“His [Barak] political and ideological approach was completely wrong. We are currently acting to raise the election threshold in order to have a proper… leadership, unlike Barak’s which has totally misread the political situation in the Middle East,” Erdan said on Monday, commenting on Barak’s decision to end his political career.
Barak announced earlier on Monday that he is retiring from politics and will not contend in the parliamentary elections on January 22.
The 70-year-old served as Israel’s 14th chief of staff and has a 36-year military career.
Six months after leaving the Israeli army in 1995, he entered politics and assumed the role of interior minister under Israeli Prime Minister Yitzhak Rabin. He was later named foreign minister.

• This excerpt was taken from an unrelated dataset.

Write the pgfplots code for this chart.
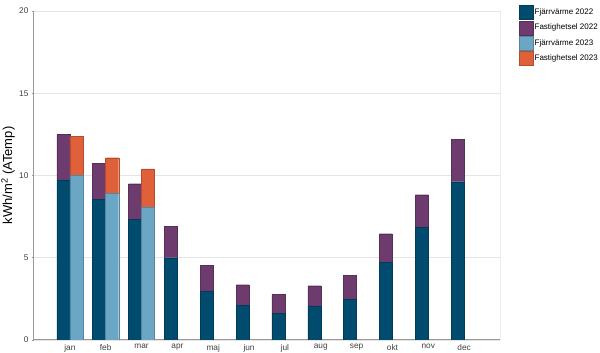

Barak was elected chairman of the Israeli Labor Party in 1997. He defeated Benjamin Netanyahu in the 1999 prime ministerial election.
In May 2000, he led the Israeli army’s retreat from south Lebanon.
He was defeated by Likud leader Ariel Sharon in the 2001 election, and subsequently resigned as Labor leader and from the Knesset (parliament).
Barak announced his return to Israeli politics in 2005, and ran for the leadership of the Labor Party in November of that year.
After winning back the leadership of the Labor Party in 2007, Barak was sworn in as Minister for Military Affairs as part of Israeli Prime Minister Ehud Olmert’s cabinet.